## Instructions to follow
Locate each line below that includes "React" and reproduce it.

[start Raw data]

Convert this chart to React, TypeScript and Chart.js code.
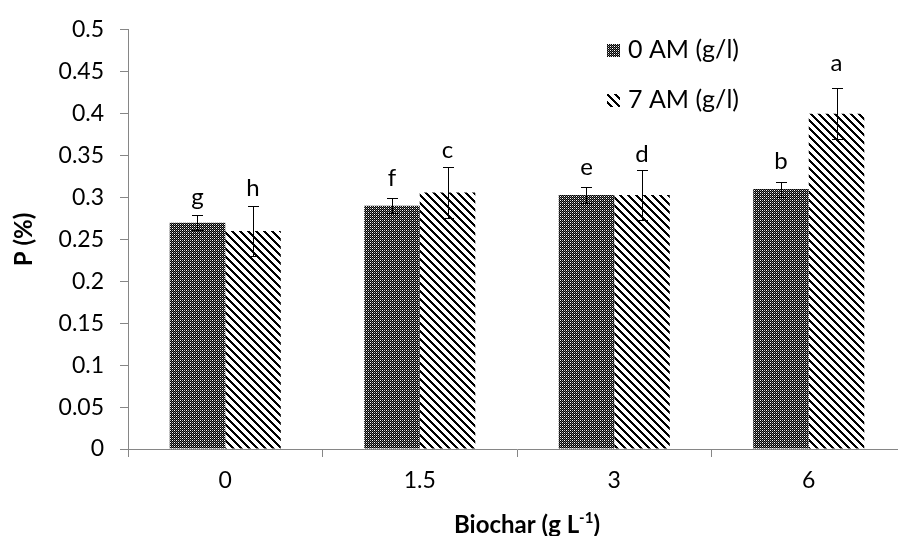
import React, { useEffect, useRef } from "react";
import { Chart, registerables } from "chart.js";
Chart.register(...registerables);

const categories = ["0", "1.5", "3", "6"];
const seriesNames = ["0 AM (g/l)", "7 AM (g/l)"];
const am0Values = [0.27, 0.29, 0.303, 0.31];
const am7Values = [0.26, 0.306, 0.303, 0.4];
const am0Errors = [0.009, 0.009, 0.01, 0.009];
const am7Errors = [0.03, 0.03, 0.03, 0.03];
const am0Letters = ["g", "f", "e", "b"];
const am7Letters = ["h", "c", "d", "a"];
const am0LetterY = [0.291, 0.314, 0.327, 0.334];
const am7LetterY = [0.302, 0.3475, 0.342, 0.451];
const yTickValues = [0, 0.05, 0.1, 0.15, 0.2, 0.25, 0.3, 0.35, 0.4, 0.45, 0.5];
const yTickLabels = ["0", "0.05", "0.1", "0.15", "0.2", "0.25", "0.3", "0.35", "0.4", "0.45", "0.5"];
const xTitle = "Biochar (g L";
const xTitleSup = "-1";
const xTitleEnd = ")";
const yTitle = "P (%)";

const FONT = "Lato, 'Open Sans', sans-serif";
const AXIS = "#868686";

function makeDotPattern(ctx: CanvasRenderingContext2D) {
  const c = document.createElement("canvas");
  c.width = 4;
  c.height = 4;
  const g = c.getContext("2d")!;
  g.fillStyle = "#000";
  g.fillRect(0, 0, 4, 4);
  g.fillStyle = "#fff";
  g.fillRect(0, 0, 1, 1);
  g.fillRect(2, 2, 1, 1);
  g.fillStyle = "#bbb";
  g.fillRect(2, 0, 1, 1);
  g.fillRect(0, 2, 1, 1);
  g.fillStyle = "#555";
  g.fillRect(1, 1, 1, 1);
  g.fillRect(3, 3, 1, 1);
  g.fillRect(1, 3, 1, 1);
  g.fillRect(3, 1, 1, 1);
  return ctx.createPattern(c, "repeat")!;
}

function makeHatchPattern(ctx: CanvasRenderingContext2D) {
  const n = 8;
  const c = document.createElement("canvas");
  c.width = n;
  c.height = n;
  const g = c.getContext("2d")!;
  g.fillStyle = "#fff";
  g.fillRect(0, 0, n, n);
  g.fillStyle = "#000";
  for (let y = 0; y < n; y++) {
    for (let x = 0; x < n; x++) {
      const d = (((x - y) % n) + n) % n;
      if (d < 3) g.fillRect(x, y, 1, 1);
    }
  }
  return ctx.createPattern(c, "repeat")!;
}

export default function App() {
  const ref = useRef<HTMLCanvasElement>(null);
  useEffect(() => {
    const canvas = ref.current!;
    const ctx0 = canvas.getContext("2d")!;
    const dot = makeDotPattern(ctx0);
    const hatch = makeHatchPattern(ctx0);
    const errors = [am0Errors, am7Errors];
    const letters = [am0Letters, am7Letters];
    const letterY = [am0LetterY, am7LetterY];
    const patterns = [dot, hatch];

    const overlay = {
      id: "overlay",
      afterDatasetsDraw(chart: any) {
        const ctx = chart.ctx as CanvasRenderingContext2D;
        const ys = chart.scales.y;
        ctx.save();
        ctx.strokeStyle = "#000";
        ctx.lineWidth = 1;
        for (let d = 0; d < 2; d++) {
          const meta = chart.getDatasetMeta(d);
          const vals = chart.data.datasets[d].data as number[];
          meta.data.forEach((el: any, i: number) => {
            const x = Math.round(el.x) + 0.5;
            const top = Math.round(ys.getPixelForValue(vals[i] + errors[d][i])) + 0.5;
            const bot = Math.round(ys.getPixelForValue(vals[i] - errors[d][i])) + 0.5;
            ctx.beginPath();
            ctx.moveTo(x, top);
            ctx.lineTo(x, bot);
            ctx.moveTo(x - 5.5, top);
            ctx.lineTo(x + 5.5, top);
            ctx.moveTo(x - 5.5, bot);
            ctx.lineTo(x + 5.5, bot);
            ctx.stroke();
            ctx.fillStyle = "#000";
            ctx.font = `24px ${FONT}`;
            ctx.textAlign = "center";
            ctx.textBaseline = "alphabetic";
            ctx.fillText(letters[d][i], el.x, ys.getPixelForValue(letterY[d][i]));
          });
        }
        ctx.restore();
      },
      afterDraw(chart: any) {
        const ctx = chart.ctx as CanvasRenderingContext2D;
        const area = chart.chartArea;
        ctx.save();
        ctx.fillStyle = "#000";
        // Legend
        ctx.font = `25px ${FONT}`;
        ctx.textAlign = "left";
        ctx.textBaseline = "middle";
        const legendY = [50, 100];
        for (let d = 0; d < 2; d++) {
          ctx.fillStyle = patterns[d];
          ctx.fillRect(607, legendY[d] - 6, 13, 13);
          ctx.fillStyle = "#000";
          ctx.fillText(seriesNames[d], 628, legendY[d]);
        }
        // X title
        ctx.font = `bold 24px ${FONT}`;
        const w1 = ctx.measureText(xTitle).width;
        const w3 = ctx.measureText(xTitleEnd).width;
        ctx.font = `bold 15px ${FONT}`;
        const w2 = ctx.measureText(xTitleSup).width;
        const total = w1 + w2 + w3;
        const cx = (area.left + area.right) / 2 + 10;
        let x = cx - total / 2;
        const base = 533;
        ctx.textBaseline = "alphabetic";
        ctx.font = `bold 24px ${FONT}`;
        ctx.fillText(xTitle, x, base);
        x += w1;
        ctx.font = `bold 15px ${FONT}`;
        ctx.fillText(xTitleSup, x, base - 10);
        x += w2;
        ctx.font = `bold 24px ${FONT}`;
        ctx.fillText(xTitleEnd, x, base);
        // Y title
        ctx.translate(24, (area.top + area.bottom) / 2);
        ctx.rotate(-Math.PI / 2);
        ctx.textAlign = "center";
        ctx.textBaseline = "middle";
        ctx.font = `bold 24px ${FONT}`;
        ctx.fillText(yTitle, 0, 0);
        ctx.restore();
      },
    };

    const chart = new Chart(canvas, {
      type: "bar",
      data: {
        labels: categories,
        datasets: [
          { label: seriesNames[0], data: am0Values, backgroundColor: dot, borderWidth: 0 },
          { label: seriesNames[1], data: am7Values, backgroundColor: hatch, borderWidth: 0 },
        ],
      },
      options: {
        responsive: false,
        animation: false,
        devicePixelRatio: 1,
        datasets: { bar: { barPercentage: 1, categoryPercentage: 0.571 } },
        layout: { padding: { left: 0, right: 14, top: 26, bottom: 0 } },
        plugins: { legend: { display: false }, tooltip: { enabled: false }, title: { display: false } },
        scales: {
          x: {
            type: "category",
            offset: true,
            grid: { display: true, drawOnChartArea: false, drawTicks: true, tickLength: 8, color: AXIS, offset: true },
            border: { color: AXIS, width: 1 },
            ticks: { color: "#000", font: { family: FONT, size: 23 }, padding: 10, maxRotation: 0 },
            afterFit(s: any) {
              s.height = 87;
            },
          },
          y: {
            min: 0,
            max: 0.5,
            grid: { display: true, drawOnChartArea: false, drawTicks: true, tickLength: 8, color: AXIS },
            border: { color: AXIS, width: 1 },
            ticks: {
              color: "#000",
              font: { family: FONT, size: 23 },
              padding: 16,
              callback: (v: any) => {
                const idx = yTickValues.findIndex((t) => Math.abs(t - Number(v)) < 1e-9);
                return idx >= 0 ? yTickLabels[idx] : "";
              },
            },
            afterBuildTicks(s: any) {
              s.ticks = yTickValues.map((v) => ({ value: v }));
            },
            afterFit(s: any) {
              s.width = 128;
            },
          },
        },
      },
      plugins: [overlay],
    });
    return () => chart.destroy();
  }, []);

  return (
    <div style={{ position: "fixed", left: 0, top: 0, width: 898, height: 536, overflow: "hidden", background: "#fff" }}>
      <canvas ref={ref} width={920} height={536} style={{ display: "block", width: 920, height: 536 }} />
    </div>
  );
}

[end Raw data]

## Worked answer
Convert this chart to React, TypeScript and Chart.js code.
import React, { useEffect, useRef } from "react";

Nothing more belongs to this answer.